◆ **WORK TO COMPLETE**
Omit all pictures. Copy the rest of the material exactly.
+++
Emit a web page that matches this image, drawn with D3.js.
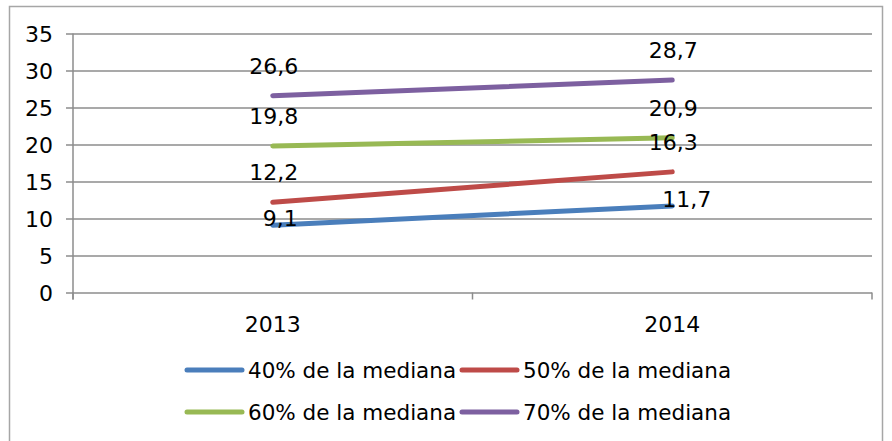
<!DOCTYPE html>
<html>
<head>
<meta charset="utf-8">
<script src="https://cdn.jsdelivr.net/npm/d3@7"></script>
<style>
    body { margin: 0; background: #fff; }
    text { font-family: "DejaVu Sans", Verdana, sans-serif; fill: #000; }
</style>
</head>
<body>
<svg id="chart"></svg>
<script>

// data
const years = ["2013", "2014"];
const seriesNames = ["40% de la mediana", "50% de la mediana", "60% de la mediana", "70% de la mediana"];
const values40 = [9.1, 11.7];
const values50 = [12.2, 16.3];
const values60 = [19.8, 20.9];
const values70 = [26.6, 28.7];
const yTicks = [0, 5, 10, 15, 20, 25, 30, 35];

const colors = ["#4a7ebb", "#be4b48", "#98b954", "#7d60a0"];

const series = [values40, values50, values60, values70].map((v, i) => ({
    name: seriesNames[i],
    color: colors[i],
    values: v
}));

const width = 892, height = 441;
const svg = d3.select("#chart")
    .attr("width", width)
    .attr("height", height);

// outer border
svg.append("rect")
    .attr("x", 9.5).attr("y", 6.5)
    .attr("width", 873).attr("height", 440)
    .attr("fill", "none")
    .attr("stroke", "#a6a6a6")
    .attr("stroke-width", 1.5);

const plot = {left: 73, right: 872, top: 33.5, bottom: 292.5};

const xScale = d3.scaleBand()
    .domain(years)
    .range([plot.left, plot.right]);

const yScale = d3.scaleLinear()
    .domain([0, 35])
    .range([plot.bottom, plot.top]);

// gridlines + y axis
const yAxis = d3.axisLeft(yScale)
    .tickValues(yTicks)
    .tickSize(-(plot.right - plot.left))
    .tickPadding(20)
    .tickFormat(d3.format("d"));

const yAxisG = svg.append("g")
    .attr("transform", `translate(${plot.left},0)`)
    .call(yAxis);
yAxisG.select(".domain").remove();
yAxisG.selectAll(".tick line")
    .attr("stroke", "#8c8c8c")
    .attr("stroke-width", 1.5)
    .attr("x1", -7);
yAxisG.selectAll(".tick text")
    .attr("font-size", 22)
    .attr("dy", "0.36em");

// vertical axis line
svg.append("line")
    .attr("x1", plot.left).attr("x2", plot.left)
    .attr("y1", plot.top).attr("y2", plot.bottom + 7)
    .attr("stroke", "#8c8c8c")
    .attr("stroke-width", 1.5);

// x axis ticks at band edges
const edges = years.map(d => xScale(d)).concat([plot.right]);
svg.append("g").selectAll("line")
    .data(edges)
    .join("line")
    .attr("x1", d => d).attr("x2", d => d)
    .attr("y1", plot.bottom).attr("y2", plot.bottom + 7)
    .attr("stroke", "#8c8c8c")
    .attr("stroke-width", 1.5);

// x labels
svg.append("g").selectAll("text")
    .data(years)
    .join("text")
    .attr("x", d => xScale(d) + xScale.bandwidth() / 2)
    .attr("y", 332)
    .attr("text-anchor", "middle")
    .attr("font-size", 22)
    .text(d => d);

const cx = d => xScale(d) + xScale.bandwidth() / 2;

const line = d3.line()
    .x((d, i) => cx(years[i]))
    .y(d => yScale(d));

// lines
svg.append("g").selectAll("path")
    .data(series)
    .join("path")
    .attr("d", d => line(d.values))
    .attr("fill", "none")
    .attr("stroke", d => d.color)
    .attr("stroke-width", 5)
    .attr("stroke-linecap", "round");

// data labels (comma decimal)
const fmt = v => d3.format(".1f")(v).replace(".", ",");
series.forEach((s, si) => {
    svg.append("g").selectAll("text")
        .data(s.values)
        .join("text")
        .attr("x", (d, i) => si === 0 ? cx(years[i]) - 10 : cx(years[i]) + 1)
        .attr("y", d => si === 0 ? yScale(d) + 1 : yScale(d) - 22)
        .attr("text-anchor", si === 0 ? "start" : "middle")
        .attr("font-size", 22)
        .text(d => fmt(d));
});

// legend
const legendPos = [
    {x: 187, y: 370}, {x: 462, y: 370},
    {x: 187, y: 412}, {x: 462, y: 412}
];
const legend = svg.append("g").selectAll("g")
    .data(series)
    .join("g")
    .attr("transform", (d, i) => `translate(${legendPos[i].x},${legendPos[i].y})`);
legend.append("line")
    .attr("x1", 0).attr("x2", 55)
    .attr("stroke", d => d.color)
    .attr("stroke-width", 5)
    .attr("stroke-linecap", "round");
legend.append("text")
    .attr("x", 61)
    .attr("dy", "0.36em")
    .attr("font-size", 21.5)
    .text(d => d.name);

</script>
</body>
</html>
+++
◆ **RESPONSE TO THIS TASK**
Emit a web page that matches this image, drawn with D3.js.
<!DOCTYPE html>
<html>
<head>
<meta charset="utf-8">
<script src="https://cdn.jsdelivr.net/npm/d3@7"></script>
<style>
    body { margin: 0; background: #fff; }
    text { font-family: "DejaVu Sans", Verdana, sans-serif; fill: #000; }
</style>
</head>
<body>
<svg id="chart"></svg>
<script>

// data
const years = ["2013", "2014"];
const seriesNames = ["40% de la mediana", "50% de la mediana", "60% de la mediana", "70% de la mediana"];
const values40 = [9.1, 11.7];
const values50 = [12.2, 16.3];
const values60 = [19.8, 20.9];
const values70 = [26.6, 28.7];
const yTicks = [0, 5, 10, 15, 20, 25, 30, 35];

const colors = ["#4a7ebb", "#be4b48", "#98b954", "#7d60a0"];

const series = [values40, values50, values60, values70].map((v, i) => ({
    name: seriesNames[i],
    color: colors[i],
    values: v
}));

const width = 892, height = 441;
const svg = d3.select("#chart")
    .attr("width", width)
    .attr("height", height);

// outer border
svg.append("rect")
    .attr("x", 9.5).attr("y", 6.5)
    .attr("width", 873).attr("height", 440)
    .attr("fill", "none")
    .attr("stroke", "#a6a6a6")
    .attr("stroke-width", 1.5);

const plot = {left: 73, right: 872, top: 33.5, bottom: 292.5};

const xScale = d3.scaleBand()
    .domain(years)
    .range([plot.left, plot.right]);

const yScale = d3.scaleLinear()
    .domain([0, 35])
    .range([plot.bottom, plot.top]);

// gridlines + y axis
const yAxis = d3.axisLeft(yScale)
    .tickValues(yTicks)
    .tickSize(-(plot.right - plot.left))
    .tickPadding(20)
    .tickFormat(d3.format("d"));

const yAxisG = svg.append("g")
    .attr("transform", `translate(${plot.left},0)`)
    .call(yAxis);
yAxisG.select(".domain").remove();
yAxisG.selectAll(".tick line")
    .attr("stroke", "#8c8c8c")
    .attr("stroke-width", 1.5)
    .attr("x1", -7);
yAxisG.selectAll(".tick text")
    .attr("font-size", 22)
    .attr("dy", "0.36em");

// vertical axis line
svg.append("line")
    .attr("x1", plot.left).attr("x2", plot.left)
    .attr("y1", plot.top).attr("y2", plot.bottom + 7)
    .attr("stroke", "#8c8c8c")
    .attr("stroke-width", 1.5);

// x axis ticks at band edges
const edges = years.map(d => xScale(d)).concat([plot.right]);
svg.append("g").selectAll("line")
    .data(edges)
    .join("line")
    .attr("x1", d => d).attr("x2", d => d)
    .attr("y1", plot.bottom).attr("y2", plot.bottom + 7)
    .attr("stroke", "#8c8c8c")
    .attr("stroke-width", 1.5);

// x labels
svg.append("g").selectAll("text")
    .data(years)
    .join("text")
    .attr("x", d => xScale(d) + xScale.bandwidth() / 2)
    .attr("y", 332)
    .attr("text-anchor", "middle")
    .attr("font-size", 22)
    .text(d => d);

const cx = d => xScale(d) + xScale.bandwidth() / 2;

const line = d3.line()
    .x((d, i) => cx(years[i]))
    .y(d => yScale(d));

// lines
svg.append("g").selectAll("path")
    .data(series)
    .join("path")
    .attr("d", d => line(d.values))
    .attr("fill", "none")
    .attr("stroke", d => d.color)
    .attr("stroke-width", 5)
    .attr("stroke-linecap", "round");

// data labels (comma decimal)
const fmt = v => d3.format(".1f")(v).replace(".", ",");
series.forEach((s, si) => {
    svg.append("g").selectAll("text")
        .data(s.values)
        .join("text")
        .attr("x", (d, i) => si === 0 ? cx(years[i]) - 10 : cx(years[i]) + 1)
        .attr("y", d => si === 0 ? yScale(d) + 1 : yScale(d) - 22)
        .attr("text-anchor", si === 0 ? "start" : "middle")
        .attr("font-size", 22)
        .text(d => fmt(d));
});

// legend
const legendPos = [
    {x: 187, y: 370}, {x: 462, y: 370},
    {x: 187, y: 412}, {x: 462, y: 412}
];
const legend = svg.append("g").selectAll("g")
    .data(series)
    .join("g")
    .attr("transform", (d, i) => `translate(${legendPos[i].x},${legendPos[i].y})`);
legend.append("line")
    .attr("x1", 0).attr("x2", 55)
    .attr("stroke", d => d.color)
    .attr("stroke-width", 5)
    .attr("stroke-linecap", "round");
legend.append("text")
    .attr("x", 61)
    .attr("dy", "0.36em")
    .attr("font-size", 21.5)
    .text(d => d.name);

</script>
</body>
</html>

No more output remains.